Most retailers who accept online credit card payments from customers will henceforth receive a 1099-K if their annual processing activity meets the following guidelines:
- In limited instances, if the sales volume exceeds $600 per year.
- Through third-party processors, if the sales volume exceeds $20,000 and if there were over 200 individual transactions.
This is going to be a significant change for many self-employed gig workers and individuals with side hustles. However, it will not impact anyone using such payment platforms for personal transactions. The regulatory change is a government initiative to close the tax gap by making more online transactions reportable to the tax agency. The ultimate goal is to make it harder for individuals and businesses to underreport taxable income.
The changes to the tax code affect “third-party settlement organizations”—such as PayPal, Venmo, and Cash App—that accept payments for the sale of goods and services. According to the IRS, third-party information reporting has significantly increased voluntary tax compliance and enhanced collections and assessments.
What Is the Reporting Threshold?
In the past, there was a very high threshold for reporting peer-to-peer (P2P) payments for transactions involving the sale of goods and services. Companies were only required to submit Form 1099-K to the IRS for gross payments exceeding $20,000 and over 200 transactions within a calendar year.

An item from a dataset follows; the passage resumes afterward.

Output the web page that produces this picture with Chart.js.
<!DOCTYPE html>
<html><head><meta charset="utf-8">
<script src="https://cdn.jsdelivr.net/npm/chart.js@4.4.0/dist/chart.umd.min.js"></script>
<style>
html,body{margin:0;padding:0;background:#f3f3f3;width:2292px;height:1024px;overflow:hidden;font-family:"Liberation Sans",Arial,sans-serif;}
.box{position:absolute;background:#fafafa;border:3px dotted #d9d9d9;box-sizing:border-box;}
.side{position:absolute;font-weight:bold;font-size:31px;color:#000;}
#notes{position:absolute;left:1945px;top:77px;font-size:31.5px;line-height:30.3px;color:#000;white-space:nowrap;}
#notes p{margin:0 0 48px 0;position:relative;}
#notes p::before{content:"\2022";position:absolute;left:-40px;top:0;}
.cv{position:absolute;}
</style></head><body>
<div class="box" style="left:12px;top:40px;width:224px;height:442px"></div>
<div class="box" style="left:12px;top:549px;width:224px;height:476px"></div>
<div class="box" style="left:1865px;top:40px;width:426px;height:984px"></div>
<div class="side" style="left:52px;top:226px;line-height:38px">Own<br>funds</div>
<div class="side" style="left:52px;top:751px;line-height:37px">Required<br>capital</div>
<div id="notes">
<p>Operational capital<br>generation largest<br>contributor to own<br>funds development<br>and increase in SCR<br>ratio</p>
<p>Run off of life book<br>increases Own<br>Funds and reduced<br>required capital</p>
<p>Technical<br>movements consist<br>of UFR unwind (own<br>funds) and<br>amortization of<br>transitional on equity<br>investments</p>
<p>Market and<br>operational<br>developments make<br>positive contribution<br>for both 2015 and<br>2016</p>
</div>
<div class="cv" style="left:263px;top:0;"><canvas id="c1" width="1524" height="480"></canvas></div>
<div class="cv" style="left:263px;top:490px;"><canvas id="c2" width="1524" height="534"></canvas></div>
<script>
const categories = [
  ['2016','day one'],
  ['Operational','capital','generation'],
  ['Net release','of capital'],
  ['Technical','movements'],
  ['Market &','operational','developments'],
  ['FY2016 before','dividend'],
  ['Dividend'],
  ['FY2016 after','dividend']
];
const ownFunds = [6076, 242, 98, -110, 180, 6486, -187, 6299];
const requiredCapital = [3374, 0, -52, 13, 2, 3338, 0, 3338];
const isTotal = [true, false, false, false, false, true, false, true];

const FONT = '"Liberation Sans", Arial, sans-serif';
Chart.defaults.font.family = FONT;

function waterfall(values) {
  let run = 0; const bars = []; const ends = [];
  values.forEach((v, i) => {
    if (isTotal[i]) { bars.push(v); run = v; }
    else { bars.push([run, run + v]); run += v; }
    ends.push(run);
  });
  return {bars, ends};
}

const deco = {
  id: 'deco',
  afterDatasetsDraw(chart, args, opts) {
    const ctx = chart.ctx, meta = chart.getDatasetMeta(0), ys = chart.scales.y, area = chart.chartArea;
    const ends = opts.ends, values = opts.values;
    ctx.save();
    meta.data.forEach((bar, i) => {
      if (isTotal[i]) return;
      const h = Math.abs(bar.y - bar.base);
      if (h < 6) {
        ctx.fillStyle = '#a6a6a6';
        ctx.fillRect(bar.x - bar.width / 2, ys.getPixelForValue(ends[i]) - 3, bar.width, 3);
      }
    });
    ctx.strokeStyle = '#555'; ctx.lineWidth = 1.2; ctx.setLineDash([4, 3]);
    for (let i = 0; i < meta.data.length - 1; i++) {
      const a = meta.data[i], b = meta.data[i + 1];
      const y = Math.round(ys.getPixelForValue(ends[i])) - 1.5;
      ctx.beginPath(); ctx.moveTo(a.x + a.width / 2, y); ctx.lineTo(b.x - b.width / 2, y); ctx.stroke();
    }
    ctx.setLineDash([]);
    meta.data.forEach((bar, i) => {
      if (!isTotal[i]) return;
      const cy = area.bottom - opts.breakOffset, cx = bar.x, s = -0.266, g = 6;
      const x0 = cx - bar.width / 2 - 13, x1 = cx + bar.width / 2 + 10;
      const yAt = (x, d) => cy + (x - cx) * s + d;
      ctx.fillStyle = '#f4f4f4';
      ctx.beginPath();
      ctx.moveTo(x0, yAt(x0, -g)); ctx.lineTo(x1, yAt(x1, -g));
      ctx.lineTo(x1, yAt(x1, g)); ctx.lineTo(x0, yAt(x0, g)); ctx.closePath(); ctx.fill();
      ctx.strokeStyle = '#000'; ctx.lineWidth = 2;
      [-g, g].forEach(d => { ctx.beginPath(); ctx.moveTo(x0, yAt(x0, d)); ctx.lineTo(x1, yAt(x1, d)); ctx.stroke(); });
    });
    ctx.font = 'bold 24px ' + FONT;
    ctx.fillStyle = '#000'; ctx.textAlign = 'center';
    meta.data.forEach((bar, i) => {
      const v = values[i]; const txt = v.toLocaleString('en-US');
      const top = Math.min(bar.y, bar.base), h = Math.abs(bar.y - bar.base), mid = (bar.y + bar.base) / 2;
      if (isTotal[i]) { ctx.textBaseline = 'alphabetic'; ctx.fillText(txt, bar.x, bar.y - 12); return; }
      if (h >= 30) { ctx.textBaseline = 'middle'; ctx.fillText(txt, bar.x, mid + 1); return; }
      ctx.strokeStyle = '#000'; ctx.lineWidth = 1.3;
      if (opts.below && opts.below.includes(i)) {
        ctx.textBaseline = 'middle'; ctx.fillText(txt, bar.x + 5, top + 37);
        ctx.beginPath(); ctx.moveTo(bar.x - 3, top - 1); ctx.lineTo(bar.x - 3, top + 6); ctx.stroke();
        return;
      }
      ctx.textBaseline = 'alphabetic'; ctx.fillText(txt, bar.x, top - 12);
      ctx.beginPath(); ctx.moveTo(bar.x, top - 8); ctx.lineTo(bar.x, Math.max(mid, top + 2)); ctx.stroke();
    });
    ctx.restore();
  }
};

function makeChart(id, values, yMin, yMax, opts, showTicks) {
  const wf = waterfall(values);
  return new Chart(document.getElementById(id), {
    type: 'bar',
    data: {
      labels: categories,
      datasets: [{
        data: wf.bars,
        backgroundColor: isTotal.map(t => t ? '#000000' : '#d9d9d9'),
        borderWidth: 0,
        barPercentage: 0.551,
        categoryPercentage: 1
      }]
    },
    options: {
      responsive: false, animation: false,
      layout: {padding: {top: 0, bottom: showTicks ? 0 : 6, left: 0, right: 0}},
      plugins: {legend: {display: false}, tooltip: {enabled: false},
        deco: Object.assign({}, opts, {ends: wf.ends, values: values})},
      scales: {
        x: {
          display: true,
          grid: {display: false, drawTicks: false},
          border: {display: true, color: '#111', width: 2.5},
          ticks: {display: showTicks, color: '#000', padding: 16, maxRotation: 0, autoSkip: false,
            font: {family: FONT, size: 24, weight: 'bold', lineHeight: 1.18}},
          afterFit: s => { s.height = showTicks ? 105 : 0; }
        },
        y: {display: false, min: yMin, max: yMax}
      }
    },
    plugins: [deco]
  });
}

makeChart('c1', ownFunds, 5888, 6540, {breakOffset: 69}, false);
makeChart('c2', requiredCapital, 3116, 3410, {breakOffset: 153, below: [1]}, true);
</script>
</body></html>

The new regulation has significantly reduced this reporting threshold. If your business receives $600 or more in payments, the payment processors must submit a 1099-K, regardless of the total number of transactions completed within the calendar year. This includes any side income you received for selling t-shirts on Etsy or renting a house on Airbnb, for example. Even if you haven’t received form 1099-K, you’re still required to report all your taxable income from these payment platforms. However, you need to be careful to avoid double taxation via reporting on both forms 1099-MISC and1099-K.
How to Correctly Report Your 1099-K Tax Return
Beginning with the 2012 tax year, self-employed individuals must report 1099-K payments on Schedule C under a separate revenue line. So, you’ll need to reconcile your total business income and 1099-K payments with your profit & loss statements from your accounting system.
If you’re filing a Schedule F for farming operations, you need to report 1099-K payments there instead of Schedule C. And if you are not sure about how many 1099-K forms you will be receiving, you can defer your tax returns until after January 31, when you’ll have received all of these forms.
Always keep in mind that underreporting your taxes could negatively affect your financial future. So, seek professional help whenever you’re in doubt about your 1099-K reporting.